The governments promote and support events as part of strategies for destination marketing, nation-building, and economic development. Such is the case with the UK government (Bowdin and Allen, 2006). So many companies are involved in the creation, organization, and management of events since they have become part of the society and have proved to be of importance to both those who participate in them, the companies/organizers, and the revenue collectors.
In the tourism industry, for example, events play a major role apart from the arts and crafts and the historic sites that attract tourists. Politicians also depend on events to pass information (Bowdin and Allen, 2006). Like any other business industry, the events industry is affected by external factors that are important if analyzed for business success. Companies in the event industry have to be aware of the risks in the business external environment in order to make profits and ensure good performance. Companies select frameworks of their choice to analyze the external environment.
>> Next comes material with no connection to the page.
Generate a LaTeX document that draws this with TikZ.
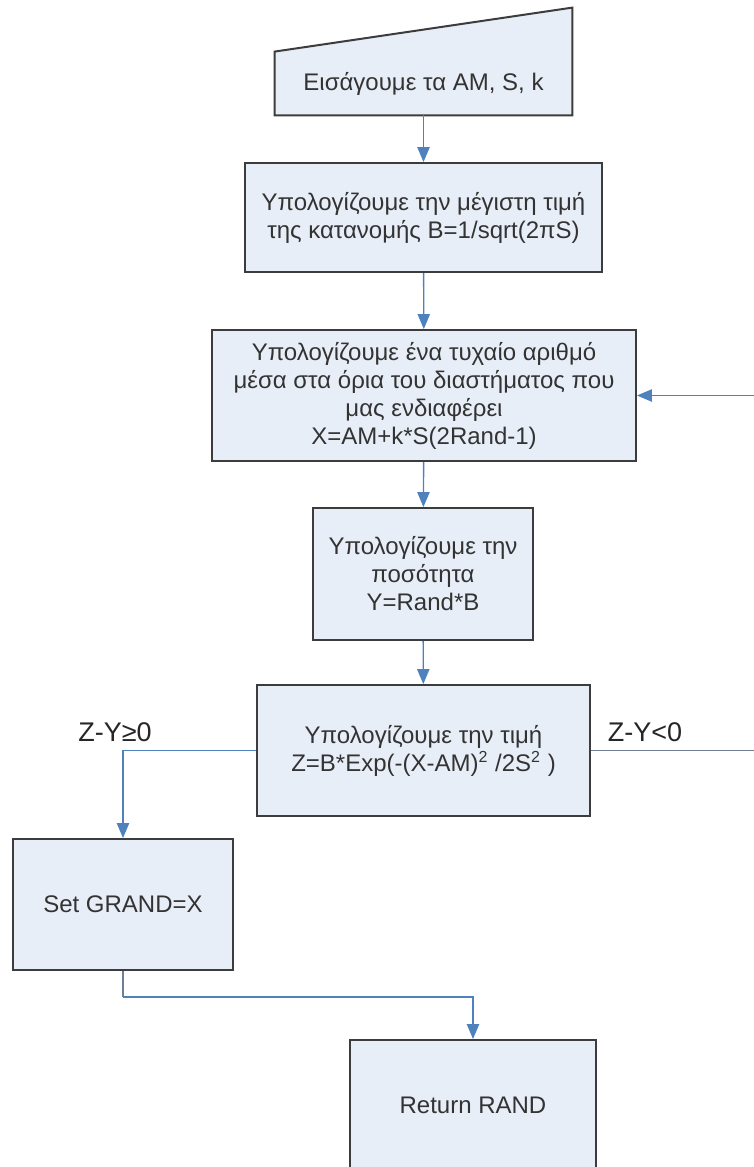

One such framework is the PESTLE analysis framework. This paper will use this framework to analyze the events industry's external environment and provide information based on the analysis of how the current trends will affect the future events industry. PESTLE Analysis Framework Political Factors The events industry in London receives a demand from the local people a well as people from other countries depending on the events being held. In the UK, events have become part of the government’ s revenue collection, nation-building, and developments. The government supports events and appreciates the contribution of the industry (Bowdin and Allen, 2006).
An example of a case is in 2005 which is four years back, but played an important role in the events industry market building and growth. UK exhibitions industry contributed ₤ 4.1 billion to the GDP and contributes ₤ 1bn per year (Friday’ s Media Group, 2005). This industry also supported 137,000jobs and contributed other billions by supporting other sectors of the economy. This contribution and others from other event industries have made the industry receive support from the government.
According to this report, there was a call for more support from the government to expand international trade by supporting the exhibitions industry which is part of the events industry. Supporting such kind of industries would increase the chances of London holding major global events (Friday’ s Media Group, 2005). Economic Factors The economy of any country or region affects the businesses in that region. The economic status of London, therefore, affects the events industry. The City has not been left out in the current situation of recession. Recession is one major problem that affects most industries and businesses with reduced demand that in turn leads to reduced production and distribution.
The events industry is currently suffering from low demand for events due to most consumer expenses being directed to basic needs (Federation of Small Businesses, 2009).